Movement and combat feel tighter and meaner

Moment to moment, Silksong feels demanding.

Platforming remains 2D and precise, but the spaces are busier. Hazards stack. Enemies overlap. There is less room to breathe. You are pushed to stay alert, to react quickly, to improvise.

Combat leans into that pressure. Hornet’s attacks are quick, but enemies hit hard and often come in groups. Timing matters more than before. Button-mashing gets punished fast.

Some areas feel almost overwhelming at first. Tight corridors filled with traps and enemies can frustrate, especially early on. Death comes often. Sometimes unfairly, or at least it feels that way.

Then something clicks.

You start reading rooms faster. You use tools more creatively. You learn when to push and when to back off. The difficulty starts to feel intentional rather than cruel.

That balance does not always hold perfectly, but when it works, it sings.

Customization adds strategy, and some tension

Customization returns with a twist.

Instead of charms, Silksong introduces tools and abilities tied to limited slots. You cannot equip everything. Choices matter. Loadouts shape how you approach fights and exploration.

At times, this feels restrictive. You will wish you could squeeze in just one more option. Backtracking to swap builds can break momentum.

Still, that friction forces commitment. You lean into a style.

Some players favor raw damage. Others prioritize mobility or reach. There is no single correct setup, and that flexibility keeps the game from feeling rigid.

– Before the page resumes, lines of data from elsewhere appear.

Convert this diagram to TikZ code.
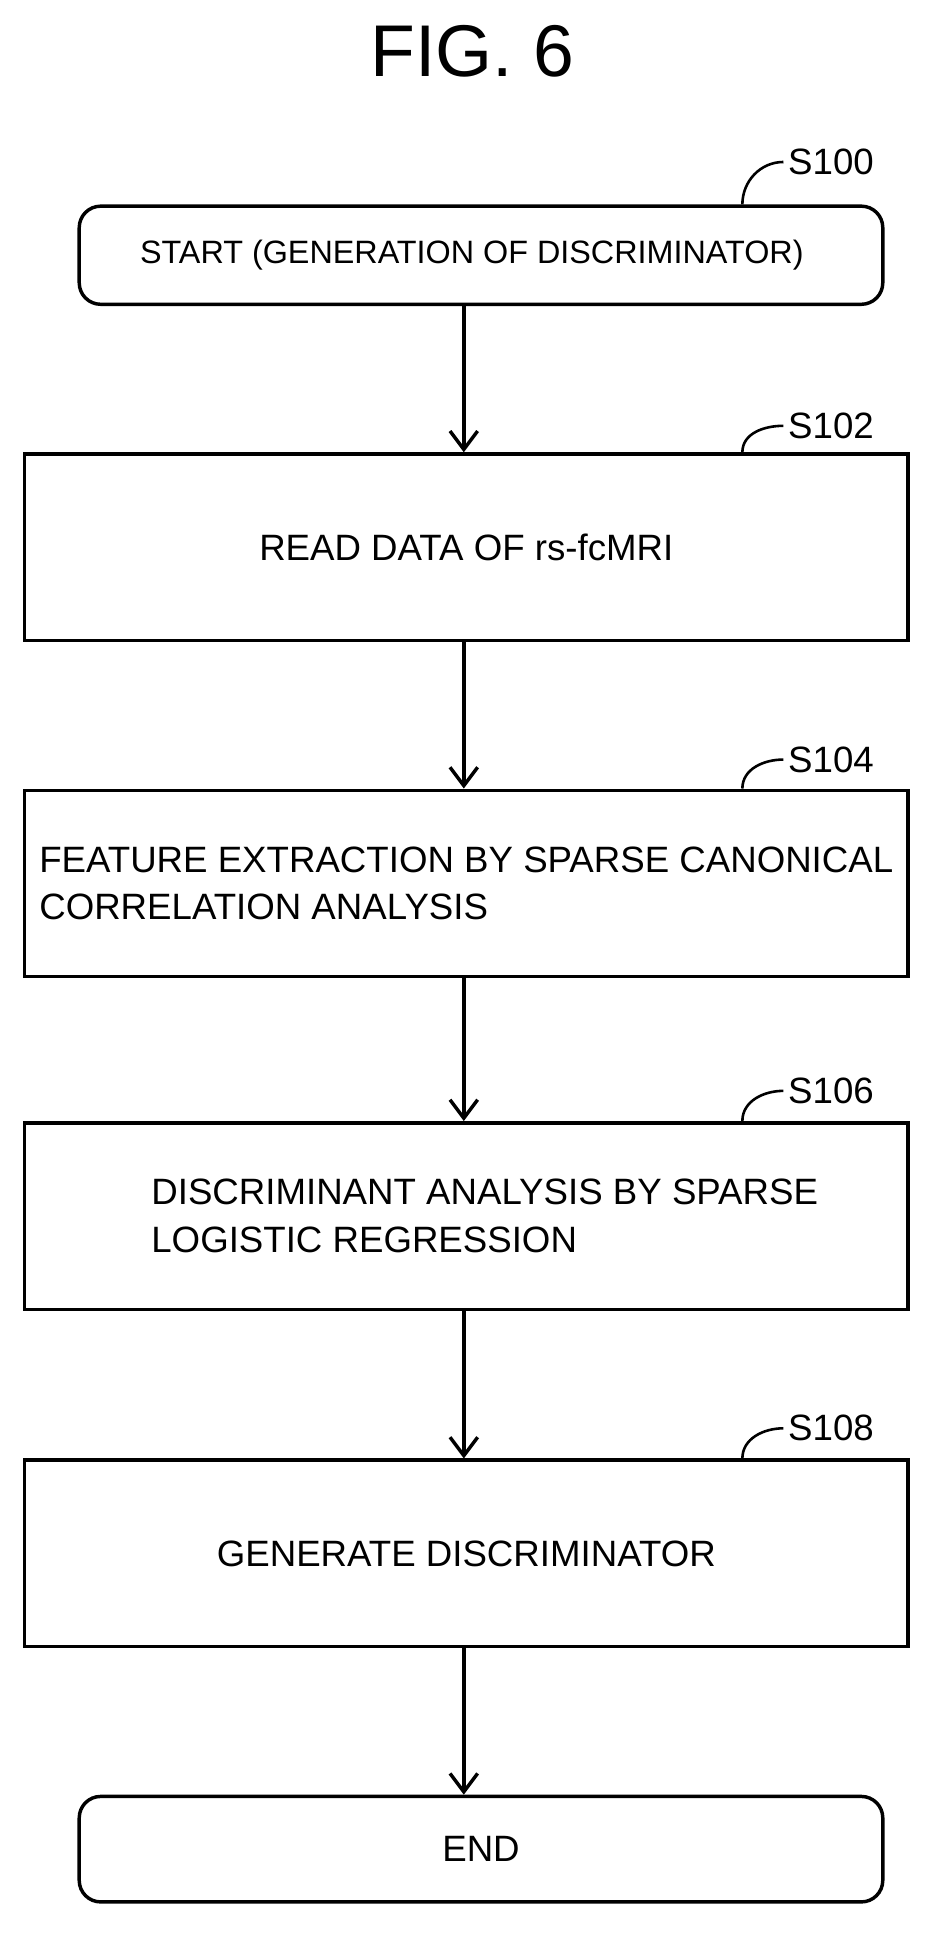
\documentclass[tikz,border=0pt]{standalone}
\usepackage{fontspec}
\setmainfont{Liberation Sans}
\usetikzlibrary{positioning, arrows.meta}
\tikzset{
  box/.style = {draw, line width=1.6pt, minimum width=14.4cm, minimum height=3.04cm},
  term/.style = {draw, line width=1.6pt, rounded corners=0.35cm, minimum width=13.1cm},
  lbl/.style = {font=\fontsize{17}{20}\selectfont, inner sep=0pt},
  flow/.style = {-{Straight Barb[length=0.3cm,width=0.45cm]}, line width=1.6pt}
}
\begin{document}
\begin{tikzpicture}[x=0.02cm, y=-0.02cm, every node/.style={font=\fontsize{17}{22}\selectfont}]
  \useasboundingbox (0,0) rectangle (770,1590);
  \node[font=\fontsize{34}{40}\selectfont] (fig) at (385,42) {FIG. 6};

  % boxes
  \node[term, minimum height=1.6cm, font=\fontsize{15}{20}\selectfont] (start) at (392,208) {\hspace*{-0.3cm}START (GENERATION OF DISCRIMINATOR)};
  \node[box] (read) at (380,446) {READ DATA OF rs-fcMRI};
  \node[box, align=left] (feat) at (380,720) {FEATURE EXTRACTION BY SPARSE CANONICAL\\CORRELATION ANALYSIS};
  \node[box, align=left] (disc) at (380,991) {\hspace*{0.6cm}DISCRIMINANT ANALYSIS BY SPARSE\\\hspace*{0.6cm}LOGISTIC REGRESSION};
  \node[box] (gen) at (380,1266) {GENERATE DISCRIMINATOR};
  \node[term, minimum height=1.72cm] (end) at (392,1507) {END};

  % arrows
  \draw[flow] (start.south -| 378,0) -- (read.north -| 378,0);
  \draw[flow] (read.south -| 378,0) -- (feat.north -| 378,0);
  \draw[flow] (feat.south -| 378,0) -- (disc.north -| 378,0);
  \draw[flow] (disc.south -| 378,0) -- (gen.north -| 378,0);
  \draw[flow] (gen.south -| 378,0) -- (end.north -| 378,0);

  % step labels
  \node[lbl, anchor=west] (l100) at (642,132) {S100};
  \node[lbl, anchor=west] (l102) at (642,347) {S102};
  \node[lbl, anchor=west] (l104) at (642,619) {S104};
  \node[lbl, anchor=west] (l106) at (642,889) {S106};
  \node[lbl, anchor=west] (l108) at (642,1164) {S108};
  \foreach \n/\b in {l100/start,l102/read,l104/feat,l106/disc,l108/gen}
    \draw[line width=1.2pt] (\b.north -| 605,0) to[out=90,in=180] ([xshift=-2pt]\n.west);
\end{tikzpicture}
\end{document}
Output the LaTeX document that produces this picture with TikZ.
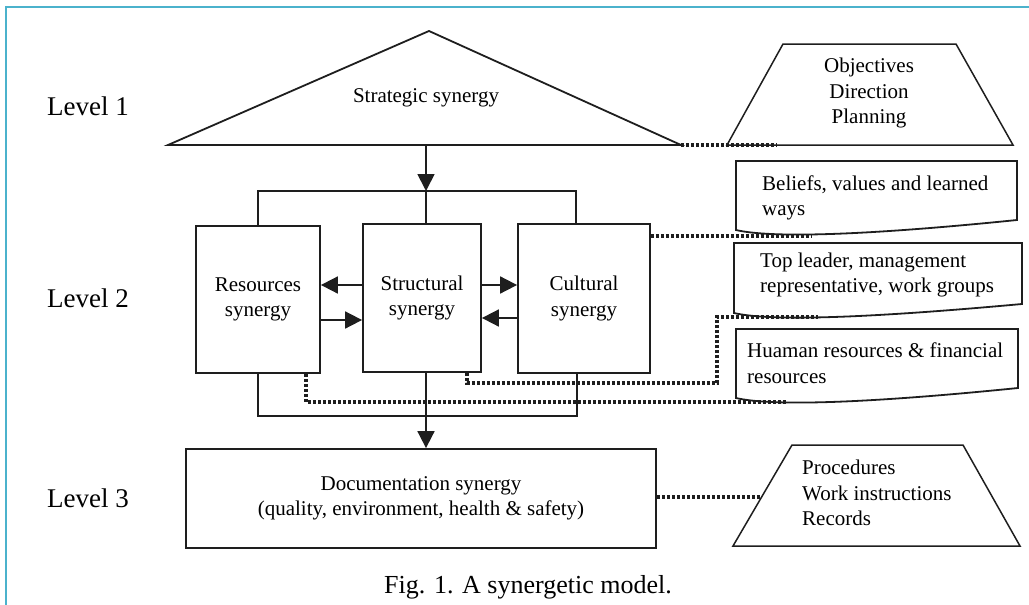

It also adds tension before boss fights. You stop and think. Do you want safety, or speed? Power, or control?

That pause matters.

Boss fights soar, stumble, and soar again

Boss design has always been a highlight of the series, and Silksong mostly delivers.

Several encounters are thrilling. Fast-paced duels that feel like dances, where learning patterns becomes muscle memory. When you finally win, it feels earned, not handed to you.

Not every boss lands equally well.

A few rely heavily on summoning additional enemies to boost difficulty. That approach can feel cheap. Instead of testing skill, it tests patience and crowd control. In those moments, the fight drags rather than sharpens.

Still, the highs outweigh the lows.

Late-game bosses, in particular, push creativity and reaction speed in ways that feel fair, if punishing. They demand focus. You cannot drift. You cannot half-pay attention.

One victory took me multiple sessions. When it finally happened, I had to put the controller down and breathe.

That feeling is rare.

Exploration remains the heart of the experience

Like its predecessor, Silksong rewards curiosity.

Pharloom is sprawling, layered, and easy to get lost in. Shortcuts loop back unexpectedly. Hidden paths hide meaningful upgrades. Some areas remain locked for hours, nagging at you until the right ability clicks into place.

The game encourages wandering. You will stumble into danger. You will find secrets you were not looking for. You will miss things entirely.

That sense of mystery carries the experience.

Music and sound design play a huge role here. Tracks swell softly, then vanish. Quiet moments stretch. The world feels alive, but distant, like it does not care whether you succeed.

That indifference gives discovery more weight.

Performance, polish, and the weight of expectations

For a game that broke Steam on launch, Silksong runs surprisingly well.

Minor bugs exist, yes. Occasional stutters. Small visual hiccups. Nothing game-breaking in my experience. Patches arrived quickly, and Team Cherry stayed quiet but effective, as usual.

The bigger challenge was emotional.

Years of waiting built a version of this game in people’s heads. No real product can fully match that imagined ideal. And yet, Silksong comes close enough to silence most doubts.

It does not try to reinvent the series. It refines it. Pushes difficulty. Shifts tone. Gives players a new lens without discarding what made the original beloved.

Was the hype justified?

After dozens of hours, the answer feels clear.

Hollow Knight: Silksong earns its place. It is demanding, beautiful, occasionally frustrating, and deeply satisfying. It respects its audience, even when it challenges them.

It will not be for everyone. Some will bounce off the difficulty. Others may miss the quieter pace of the first game.

But for those who waited, joked, theorized, and refreshed store pages for years, this feels like payoff.